We are living in stressful times. Regrets about the past, struggles with the present, and anxiety about the future can all lead to increased stress, for ourselves as well as our employees. Individually, high stress levels can put our physical health and our emotional equilibrium at risk. When it comes to your company as a whole, however, high stress levels can do far greater harm.


What does stress have to do with your company’s success? According to the American Institute of Stress, many recent studies have shown that job-related pressures are the leading source of an employee’s stress, far above factors like relationship issues and creating a strong work/life balance. Not only that, but workplace stress has been on the rise in recent decades.


One of the primary causes of workplace stress is a lack of civility—an issue that is becoming more and more crucial in today’s world. 


What is Civility?

Workplace civility encompasses many aspects of interactions in the workplace, especially the use of empathy, compassion, and courtesy towards others. Incivility, on the other hand, usually manifests through the exchange of words that are inconsiderate towards others. 


These words may not seem consequential, but since they violate workplace norms and can poison the company’s culture, their effects can be considerable.


Examples of incivility include ignoring or withholding information from a coworker, insinuating something negative about a coworker, speaking with a coworker in a demeaning or combative manner, spreading workplace gossip, placing blame or taking credit unfairly, or raising controversial topics.


The Dangers of Incivility

Civility’s main goal is to protect workplace norms of mutual respect, so although the costs of incivility may go undetected, they are significant.


Major costs of incivility include low employee motivation and collaboration, higher turnover, and more frequent work absences. Incivility can also reduce employee engagement and productivity, increase health-related issues, and adversely impact a company’s culture.

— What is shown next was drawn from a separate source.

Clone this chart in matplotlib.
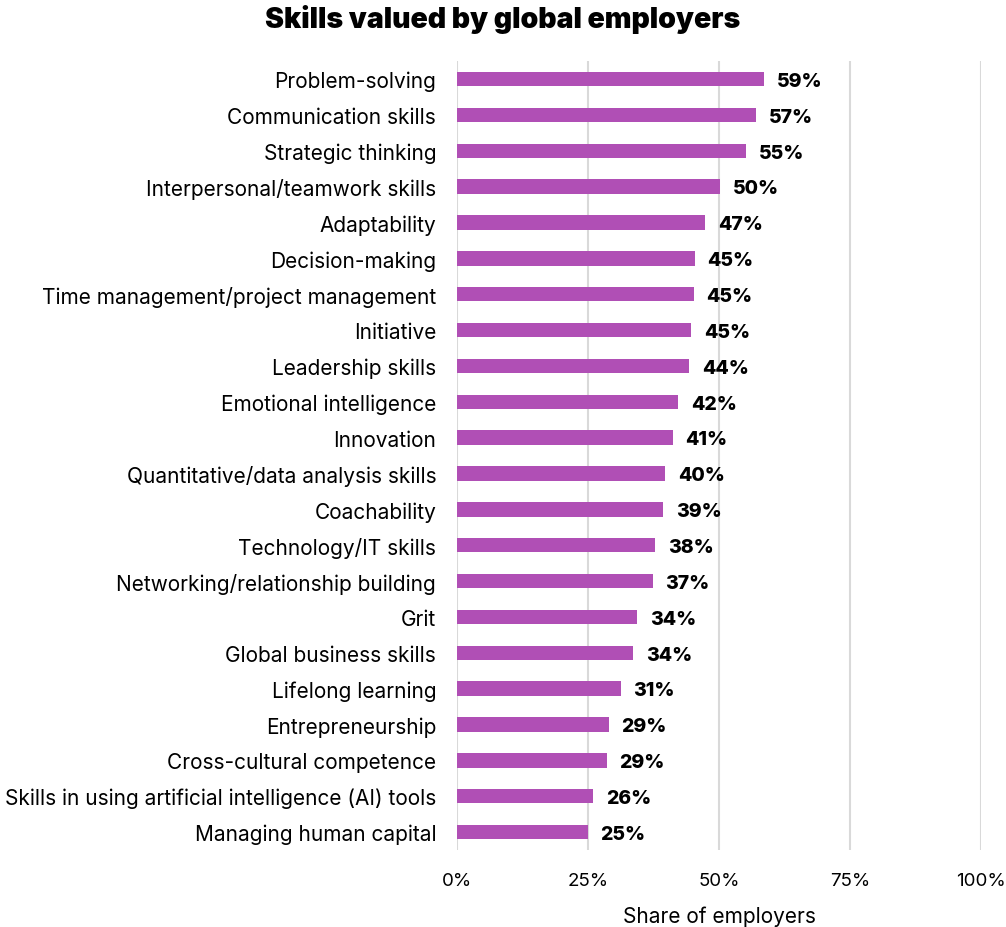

Companies with a culture of civility often maintain better employee morale and productivity. Most importantly, maintaining this reputation will draw potential employees to your company, improving the pool of applicants and retaining quality employees.


The Changing Workplace

While civility has always been of crucial importance in the workplace, today’s companies are finding it more difficult than ever to maintain. This is true for several reasons:

  • Telecommuting or other distance work can leave employees feeling isolated or misunderstood.
  • A diverse workplace may leave space for either intentional or inadvertent insults – words that show disrespect towards an employee’s gender, race, or religion. Diversity should be an asset in the workplace, not a liability.
  • Shared workspaces and flexible work schedules may allow for more relaxed conversations, which may contain potentially controversial topics (e.g., politics).
  • Technological developments can adversely impact interpersonal skills. For example, people often text or tweet comments that they would never say in a face-to-face interaction.


How to Promote Civility

Although promoting civility in today’s workplace can be difficult, it is important for management to set the standard that they want their employees to follow. This includes…

  • Create civility by defining civility. Embody the civil behavior that you want to see throughout your organization.
  • Set specific expectations. This might be initially done in a company mission statement, and then continually revisited in company-wide meetings and trainings.
  • Hire carefully. Make sure to screen potential employees to ensure that they conduct themselves with civility.
  • Act as a guide. Coach employees, especially those in management positions, on how they can act in a respectful way in their day-to-day interactions with others in the company.
  • Hold your employees accountable. Reward positive behaviors, such as interactions that improve the civility levels in your workplace. Also, retain the same expectations for all of your employees, regardless of their level within your company.
  • Handle conflict civilly. You can do this by encouraging active listening and helping adversaries to find common ground.
  • Listen to feedback. This might mean creating an open relationship with your employees so that they can voice their frustration over uncivil interactions when necessary. It also includes interviewing those who have left your company to discover whether factors related to incivility could have spurred their decision to leave.


A culture of incivility is one of the most costly mistakes that a company can make. Your focus on creating a company culture where people feel respected will go a long way towards increasing stability and productivity in your organization.